--- start of Records shown ---

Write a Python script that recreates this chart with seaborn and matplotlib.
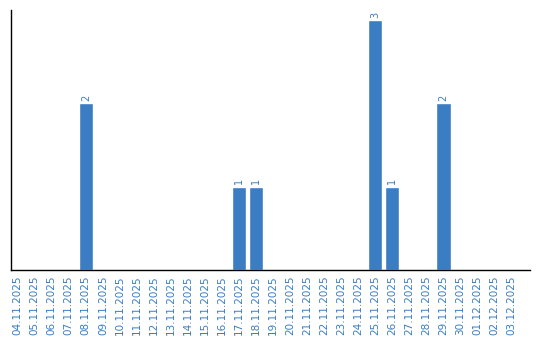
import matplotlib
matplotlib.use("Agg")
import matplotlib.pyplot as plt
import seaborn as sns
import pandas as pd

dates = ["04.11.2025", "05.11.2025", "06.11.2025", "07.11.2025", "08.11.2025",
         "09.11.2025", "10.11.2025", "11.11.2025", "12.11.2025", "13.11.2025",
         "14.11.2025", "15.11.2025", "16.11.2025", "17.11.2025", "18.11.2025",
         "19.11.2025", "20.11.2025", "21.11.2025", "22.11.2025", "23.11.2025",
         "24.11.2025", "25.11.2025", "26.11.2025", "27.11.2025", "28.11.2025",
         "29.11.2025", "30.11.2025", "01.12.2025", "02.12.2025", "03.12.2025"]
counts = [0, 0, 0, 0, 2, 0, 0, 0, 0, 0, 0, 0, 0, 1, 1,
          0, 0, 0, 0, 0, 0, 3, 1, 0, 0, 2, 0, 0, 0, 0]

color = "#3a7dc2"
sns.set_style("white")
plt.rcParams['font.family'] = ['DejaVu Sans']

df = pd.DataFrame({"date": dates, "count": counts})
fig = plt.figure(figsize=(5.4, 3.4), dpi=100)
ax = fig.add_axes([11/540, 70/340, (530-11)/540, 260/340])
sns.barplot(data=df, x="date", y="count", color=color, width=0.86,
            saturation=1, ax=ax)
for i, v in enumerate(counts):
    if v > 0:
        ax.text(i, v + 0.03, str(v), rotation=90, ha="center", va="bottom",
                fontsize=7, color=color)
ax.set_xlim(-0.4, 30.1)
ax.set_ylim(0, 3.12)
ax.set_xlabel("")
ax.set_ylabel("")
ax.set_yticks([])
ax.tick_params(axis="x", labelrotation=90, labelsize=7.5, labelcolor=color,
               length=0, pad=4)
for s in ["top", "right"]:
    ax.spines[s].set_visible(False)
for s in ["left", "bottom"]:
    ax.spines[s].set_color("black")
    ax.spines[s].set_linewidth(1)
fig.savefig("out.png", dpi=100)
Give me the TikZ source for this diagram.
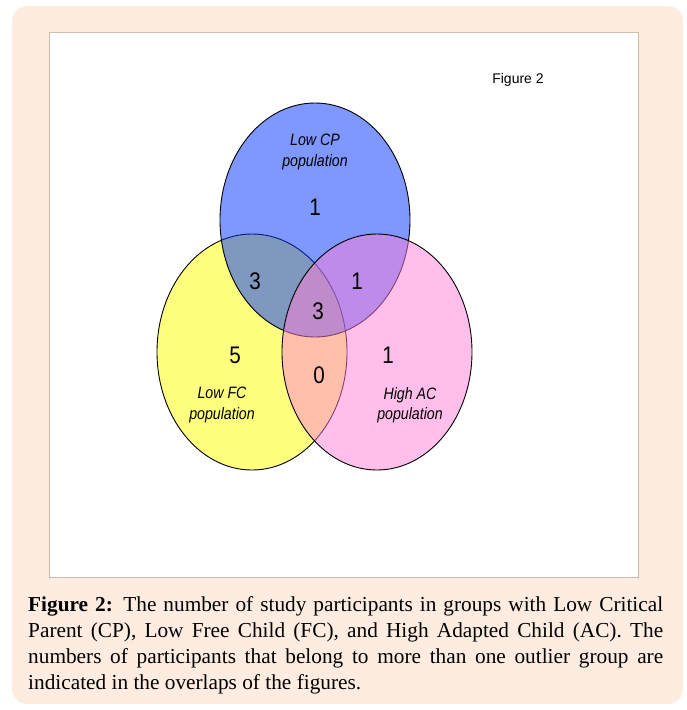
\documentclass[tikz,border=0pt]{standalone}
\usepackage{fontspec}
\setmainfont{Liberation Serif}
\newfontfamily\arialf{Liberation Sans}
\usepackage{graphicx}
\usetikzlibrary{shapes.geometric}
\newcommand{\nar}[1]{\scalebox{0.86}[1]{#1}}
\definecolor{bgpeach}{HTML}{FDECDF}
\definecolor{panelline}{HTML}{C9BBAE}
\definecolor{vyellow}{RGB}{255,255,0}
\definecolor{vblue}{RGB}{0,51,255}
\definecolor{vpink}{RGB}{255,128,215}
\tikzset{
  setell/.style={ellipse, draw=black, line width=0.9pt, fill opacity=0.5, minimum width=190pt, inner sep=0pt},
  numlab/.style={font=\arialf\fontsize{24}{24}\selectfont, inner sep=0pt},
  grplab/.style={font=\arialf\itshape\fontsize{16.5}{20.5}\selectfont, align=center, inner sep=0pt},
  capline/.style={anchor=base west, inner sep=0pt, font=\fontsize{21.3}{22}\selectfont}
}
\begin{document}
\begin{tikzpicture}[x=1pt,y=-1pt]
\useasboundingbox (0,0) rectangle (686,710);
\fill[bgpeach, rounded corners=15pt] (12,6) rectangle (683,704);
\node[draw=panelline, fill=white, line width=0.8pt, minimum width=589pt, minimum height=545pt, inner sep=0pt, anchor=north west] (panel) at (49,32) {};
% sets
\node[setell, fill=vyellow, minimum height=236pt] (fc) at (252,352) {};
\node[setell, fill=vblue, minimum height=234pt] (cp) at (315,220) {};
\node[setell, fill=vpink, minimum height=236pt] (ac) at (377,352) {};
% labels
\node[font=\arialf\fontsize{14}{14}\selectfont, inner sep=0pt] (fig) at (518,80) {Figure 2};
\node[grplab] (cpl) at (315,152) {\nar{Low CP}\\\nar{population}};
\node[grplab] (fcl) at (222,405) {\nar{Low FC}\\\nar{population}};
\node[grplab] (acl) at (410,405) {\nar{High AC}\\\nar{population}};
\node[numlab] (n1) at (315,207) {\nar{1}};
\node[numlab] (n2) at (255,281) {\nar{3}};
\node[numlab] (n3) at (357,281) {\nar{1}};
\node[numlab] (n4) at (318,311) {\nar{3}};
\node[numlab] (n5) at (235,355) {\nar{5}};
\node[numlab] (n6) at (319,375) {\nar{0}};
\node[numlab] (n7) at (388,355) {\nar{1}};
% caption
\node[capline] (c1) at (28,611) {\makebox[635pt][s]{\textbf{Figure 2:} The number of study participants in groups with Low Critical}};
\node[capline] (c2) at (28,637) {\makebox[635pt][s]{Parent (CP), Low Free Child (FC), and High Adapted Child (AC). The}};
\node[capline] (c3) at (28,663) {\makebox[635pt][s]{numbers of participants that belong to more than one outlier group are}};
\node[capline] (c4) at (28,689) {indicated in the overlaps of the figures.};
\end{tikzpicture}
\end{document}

--- end of Records shown ---

Exercise task =
Please reproduce the listing exactly from its opening line through the line that contains "plt.rcParams['font.family'] = ['DejaVu Sans']", both included, with all pictures omitted.

The response =
Write a Python script that recreates this chart with seaborn and matplotlib.
import matplotlib
matplotlib.use("Agg")
import matplotlib.pyplot as plt
import seaborn as sns
import pandas as pd

dates = ["04.11.2025", "05.11.2025", "06.11.2025", "07.11.2025", "08.11.2025",
         "09.11.2025", "10.11.2025", "11.11.2025", "12.11.2025", "13.11.2025",
         "14.11.2025", "15.11.2025", "16.11.2025", "17.11.2025", "18.11.2025",
         "19.11.2025", "20.11.2025", "21.11.2025", "22.11.2025", "23.11.2025",
         "24.11.2025", "25.11.2025", "26.11.2025", "27.11.2025", "28.11.2025",
         "29.11.2025", "30.11.2025", "01.12.2025", "02.12.2025", "03.12.2025"]
counts = [0, 0, 0, 0, 2, 0, 0, 0, 0, 0, 0, 0, 0, 1, 1,
          0, 0, 0, 0, 0, 0, 3, 1, 0, 0, 2, 0, 0, 0, 0]

color = "#3a7dc2"
sns.set_style("white")
plt.rcParams['font.family'] = ['DejaVu Sans']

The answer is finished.